U.S. drug regulators are asking experts for advice on whether companies should restart clinical trials for painkillers that help people with osteoarthritis and other conditions, but can destroy joints.
In a memo posted online Thursday The U.S. Food and Drug Administration said these drugs, from the class of anti-nerve growth factors, "represent a potentially significant and novel strategy for the treatment of pain."
Nerve growth factor (NGF) is associated with nerve pain, but it may also help with wound repair and angiogenesis, the FDA said. The joint problems with the drug may be because it blocks these beneficial effects of NFG, one FDA reviewer said.
In 2010, the FDA halted almost all clinical trials of NGF inhibitors after nearly 500 people taking the drugs in studies needed joint replacement.
Companies were allowed to keep testing the drugs in terminal cancer patients with severe bone pain, since the benefits there may outweigh risks.
Pfizer Inc, Regeneron Pharmaceuticals Inc and Johnson & Johnson are now pitching to resume wider trials, in what could be a multi-billion-dollar pain market.
Outside advisers to the FDA will vote Monday on whether there is a way for trials to move forward, perhaps by limiting the drugs to lower doses, or to only certain conditions with fewer treatment options.
The drugs have been studied for common conditions like low back pain and osteoarthritis. They have also been tested in narrower groups, like people with bladder pain syndrome.

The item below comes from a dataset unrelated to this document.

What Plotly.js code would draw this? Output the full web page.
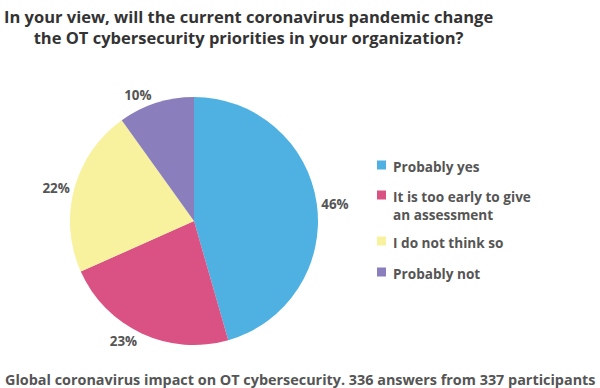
<!DOCTYPE html>
<html>
<head>
<meta charset="utf-8">
<script src="https://cdn.plot.ly/plotly-3.0.1.min.js"></script>
<style>html,body{margin:0;padding:0;background:#fff}#chart{width:600px;height:388px}</style>
</head>
<body>
<div id="chart"></div>
<script>
var labels = ["Probably yes", "It is too early to give<br>an assessment", "I do not think so", "Probably not"];
var values = [46, 23, 22, 10];
var colors = ["#4FB1E2", "#D95283", "#F8F19E", "#8B7EBC"];
var titleText = "In your view, will the current coronavirus pandemic change<br>the OT cybersecurity priorities in your organization?";
var footerText = "Global coronavirus impact on OT cybersecurity. 336 answers from 337 participants";

var FONT = "'Open Sans', sans-serif";
var legendY = [165, 195, 241, 272]; // pixel centers of first line
var H = 388, W = 600;

var annotations = [];
var shapes = [];
labels.forEach(function (lab, i) {
  var yc = legendY[i];
  shapes.push({
    type: "rect", xref: "paper", yref: "paper",
    x0: 377 / W, x1: 386 / W, y0: 1 - (yc + 4.5) / H, y1: 1 - (yc - 4.5) / H,
    fillcolor: colors[i], line: { width: 0 }
  });
  annotations.push({
    xref: "paper", yref: "paper", x: 391 / W, y: 1 - (yc - 10) / H,
    xanchor: "left", yanchor: "top", align: "left", showarrow: false,
    text: "<b>" + lab + "</b>",
    font: { family: FONT, size: 13.6, color: "#555555" }
  });
});
annotations.push({
  xref: "paper", yref: "paper", x: 300 / W, y: 1 - 379 / H,
  xanchor: "center", yanchor: "middle", showarrow: false,
  text: "<b>" + footerText + "</b>",
  font: { family: FONT, size: 14.4, color: "#555555" }
});
annotations.push({
  xref: "paper", yref: "paper", x: 248 / W, y: 1 - 3 / H,
  xanchor: "center", yanchor: "top", align: "center", showarrow: false,
  text: "<b>" + titleText + "</b>",
  font: { family: FONT, size: 16.5, color: "#333333" }
});

var data = [{
  type: "pie",
  labels: labels,
  values: values,
  marker: { colors: colors, line: { width: 0 } },
  sort: false,
  direction: "clockwise",
  rotation: 0,
  textposition: "outside",
  texttemplate: "<b>%{value}%</b>",
  textfont: { family: FONT, size: 13.4, color: "#555555" },
  hoverinfo: "none",
  domain: { x: [(194 - 124) / W, (194 + 124) / W], y: [(167 - 124) / H, (167 + 124) / H] },
  showlegend: false
}];

var layout = {
  width: W, height: H,
  margin: { l: 0, r: 0, t: 0, b: 0 },
  paper_bgcolor: "#ffffff",
  showlegend: false,
  annotations: annotations,
  shapes: shapes
};

Plotly.newPlot("chart", data, layout, { displayModeBar: false, staticPlot: true });
</script>
</body>
</html>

Pfizer was furthest along in development of its biotech anti-NGF drug tanezumab when the FDA asked it to halt trials in June 2010. Pfizer had already reported positive data for the medicine.
"We've had strong results from the clinical program. That's why we're so interested in progressing these compounds forward," Pfizer said in an interview on the advisory meeting. "They have the promise of offering chronic pain patients something they haven't had in the past."
The anti-NGF drugs have the potential to become the first biotechnology drugs specifically for pain.
Several injectable biotechnology medicines are used to treat rheumatoid arthritis. More traditional oral pain killers, such as aspirin, ibuprofen and Pfizer's own Celebrex, are typically used to treat osteoarthritis, but may have side effects such as promoting bleeding.